*Objective*:
Only the lines from the line that has "Rebuild this chart" through the line that has "import plotly.graph_objects as go" should be reproduced, exactly and with both ends kept.

*Entries*:
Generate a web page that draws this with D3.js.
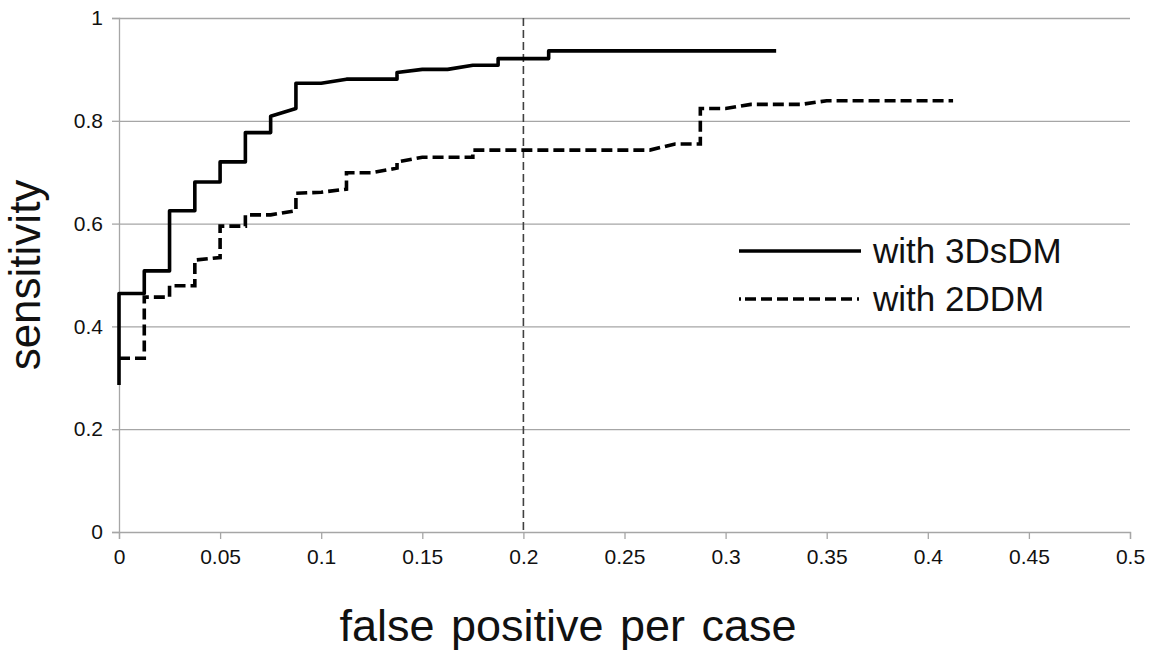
...
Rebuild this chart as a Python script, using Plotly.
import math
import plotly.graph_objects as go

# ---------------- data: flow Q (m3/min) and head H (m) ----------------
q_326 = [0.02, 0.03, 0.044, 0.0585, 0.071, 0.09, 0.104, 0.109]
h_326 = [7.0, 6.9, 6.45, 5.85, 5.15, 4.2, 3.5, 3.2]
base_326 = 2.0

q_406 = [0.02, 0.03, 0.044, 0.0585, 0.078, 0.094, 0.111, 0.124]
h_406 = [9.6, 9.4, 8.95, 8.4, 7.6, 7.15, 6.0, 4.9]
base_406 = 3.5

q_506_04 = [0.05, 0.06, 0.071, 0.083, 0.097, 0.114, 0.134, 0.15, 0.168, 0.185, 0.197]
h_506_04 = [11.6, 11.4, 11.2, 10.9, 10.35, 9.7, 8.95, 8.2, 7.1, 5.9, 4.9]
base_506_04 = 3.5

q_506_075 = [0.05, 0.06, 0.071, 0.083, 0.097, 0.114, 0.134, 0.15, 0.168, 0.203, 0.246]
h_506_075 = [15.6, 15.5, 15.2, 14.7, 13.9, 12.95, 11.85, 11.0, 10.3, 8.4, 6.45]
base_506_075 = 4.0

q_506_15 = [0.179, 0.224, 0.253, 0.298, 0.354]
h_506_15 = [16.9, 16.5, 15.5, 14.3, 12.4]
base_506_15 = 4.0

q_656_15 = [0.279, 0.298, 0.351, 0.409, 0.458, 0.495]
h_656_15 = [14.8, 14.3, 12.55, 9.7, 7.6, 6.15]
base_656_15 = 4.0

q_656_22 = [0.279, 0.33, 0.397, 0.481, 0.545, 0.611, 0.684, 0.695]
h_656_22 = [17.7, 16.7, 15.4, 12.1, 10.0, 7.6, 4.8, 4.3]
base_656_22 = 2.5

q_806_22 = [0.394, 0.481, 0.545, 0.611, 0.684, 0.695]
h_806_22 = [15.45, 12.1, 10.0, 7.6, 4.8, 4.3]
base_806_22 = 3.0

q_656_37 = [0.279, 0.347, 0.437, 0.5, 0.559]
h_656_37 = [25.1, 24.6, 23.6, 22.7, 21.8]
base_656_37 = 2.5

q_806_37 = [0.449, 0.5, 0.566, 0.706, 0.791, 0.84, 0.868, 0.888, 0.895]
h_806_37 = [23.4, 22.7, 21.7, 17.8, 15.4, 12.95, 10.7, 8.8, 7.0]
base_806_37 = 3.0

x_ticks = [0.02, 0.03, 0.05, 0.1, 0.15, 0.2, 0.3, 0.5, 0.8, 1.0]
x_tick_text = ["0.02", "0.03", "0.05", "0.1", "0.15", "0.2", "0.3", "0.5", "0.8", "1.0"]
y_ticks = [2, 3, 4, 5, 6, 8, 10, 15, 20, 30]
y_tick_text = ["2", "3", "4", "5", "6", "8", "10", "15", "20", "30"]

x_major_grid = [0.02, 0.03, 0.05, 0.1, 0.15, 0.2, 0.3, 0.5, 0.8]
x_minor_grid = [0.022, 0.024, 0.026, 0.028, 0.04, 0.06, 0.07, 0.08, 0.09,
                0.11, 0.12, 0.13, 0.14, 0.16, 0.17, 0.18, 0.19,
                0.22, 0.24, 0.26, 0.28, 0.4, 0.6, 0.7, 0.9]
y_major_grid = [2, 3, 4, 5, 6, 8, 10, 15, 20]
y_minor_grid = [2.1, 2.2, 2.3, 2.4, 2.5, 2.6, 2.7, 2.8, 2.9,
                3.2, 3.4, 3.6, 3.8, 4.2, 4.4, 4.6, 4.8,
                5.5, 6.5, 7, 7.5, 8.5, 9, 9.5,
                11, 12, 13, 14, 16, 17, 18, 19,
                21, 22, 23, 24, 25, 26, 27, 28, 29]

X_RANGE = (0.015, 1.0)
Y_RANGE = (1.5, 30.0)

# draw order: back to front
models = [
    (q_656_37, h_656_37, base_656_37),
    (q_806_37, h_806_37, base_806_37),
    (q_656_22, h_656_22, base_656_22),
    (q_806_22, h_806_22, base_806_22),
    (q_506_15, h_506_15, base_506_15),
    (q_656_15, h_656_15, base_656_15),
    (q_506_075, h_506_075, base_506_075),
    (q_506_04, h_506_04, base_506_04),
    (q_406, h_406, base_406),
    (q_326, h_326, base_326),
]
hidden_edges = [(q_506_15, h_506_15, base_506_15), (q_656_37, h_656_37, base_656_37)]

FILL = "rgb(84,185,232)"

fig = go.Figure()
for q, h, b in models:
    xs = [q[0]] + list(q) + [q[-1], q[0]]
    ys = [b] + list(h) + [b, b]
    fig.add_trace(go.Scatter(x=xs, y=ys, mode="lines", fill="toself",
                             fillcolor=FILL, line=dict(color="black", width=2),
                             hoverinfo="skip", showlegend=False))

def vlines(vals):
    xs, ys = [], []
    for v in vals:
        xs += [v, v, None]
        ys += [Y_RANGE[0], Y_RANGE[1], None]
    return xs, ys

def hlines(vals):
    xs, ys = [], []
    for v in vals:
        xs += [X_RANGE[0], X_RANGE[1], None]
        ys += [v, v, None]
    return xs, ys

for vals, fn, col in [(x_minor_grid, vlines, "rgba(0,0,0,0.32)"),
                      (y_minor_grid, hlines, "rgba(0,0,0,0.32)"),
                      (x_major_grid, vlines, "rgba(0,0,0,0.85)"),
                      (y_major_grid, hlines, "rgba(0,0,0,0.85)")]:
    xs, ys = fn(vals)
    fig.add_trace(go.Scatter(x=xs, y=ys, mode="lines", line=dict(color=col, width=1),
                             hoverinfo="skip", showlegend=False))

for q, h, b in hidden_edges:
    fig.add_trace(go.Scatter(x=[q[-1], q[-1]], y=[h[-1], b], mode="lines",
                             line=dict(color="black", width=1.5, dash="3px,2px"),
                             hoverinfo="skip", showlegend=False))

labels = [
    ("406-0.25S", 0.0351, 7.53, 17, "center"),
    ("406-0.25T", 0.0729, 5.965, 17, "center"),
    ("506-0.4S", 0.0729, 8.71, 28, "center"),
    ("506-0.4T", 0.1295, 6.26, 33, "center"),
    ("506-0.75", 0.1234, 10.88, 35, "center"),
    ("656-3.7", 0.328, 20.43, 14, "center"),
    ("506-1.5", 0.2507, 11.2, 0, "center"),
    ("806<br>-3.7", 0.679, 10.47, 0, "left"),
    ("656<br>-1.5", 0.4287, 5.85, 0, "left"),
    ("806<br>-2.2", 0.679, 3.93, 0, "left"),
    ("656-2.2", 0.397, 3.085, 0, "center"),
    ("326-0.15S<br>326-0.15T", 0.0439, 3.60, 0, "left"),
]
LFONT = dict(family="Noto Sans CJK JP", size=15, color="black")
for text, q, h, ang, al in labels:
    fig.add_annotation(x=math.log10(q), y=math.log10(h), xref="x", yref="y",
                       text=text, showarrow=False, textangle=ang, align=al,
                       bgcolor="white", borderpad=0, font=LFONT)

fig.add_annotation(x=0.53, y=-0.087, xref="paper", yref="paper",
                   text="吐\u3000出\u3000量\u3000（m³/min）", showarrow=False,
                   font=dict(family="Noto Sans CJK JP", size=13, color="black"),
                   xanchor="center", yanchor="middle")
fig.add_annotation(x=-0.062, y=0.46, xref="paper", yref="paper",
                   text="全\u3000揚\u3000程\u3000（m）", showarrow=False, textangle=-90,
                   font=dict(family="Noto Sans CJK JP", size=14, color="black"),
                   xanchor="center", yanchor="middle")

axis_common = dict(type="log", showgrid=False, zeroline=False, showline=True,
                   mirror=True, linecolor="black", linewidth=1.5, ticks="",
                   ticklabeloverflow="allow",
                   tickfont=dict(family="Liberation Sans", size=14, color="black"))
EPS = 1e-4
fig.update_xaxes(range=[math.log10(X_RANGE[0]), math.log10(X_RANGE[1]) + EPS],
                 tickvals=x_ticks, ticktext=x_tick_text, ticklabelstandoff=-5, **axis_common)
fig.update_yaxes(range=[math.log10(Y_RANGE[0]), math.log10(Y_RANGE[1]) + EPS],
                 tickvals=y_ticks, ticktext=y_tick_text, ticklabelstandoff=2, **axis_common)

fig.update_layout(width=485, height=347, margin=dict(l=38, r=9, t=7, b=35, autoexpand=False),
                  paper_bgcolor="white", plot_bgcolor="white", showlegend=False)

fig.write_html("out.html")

*Task answer*:
Rebuild this chart as a Python script, using Plotly.
import math
import plotly.graph_objects as go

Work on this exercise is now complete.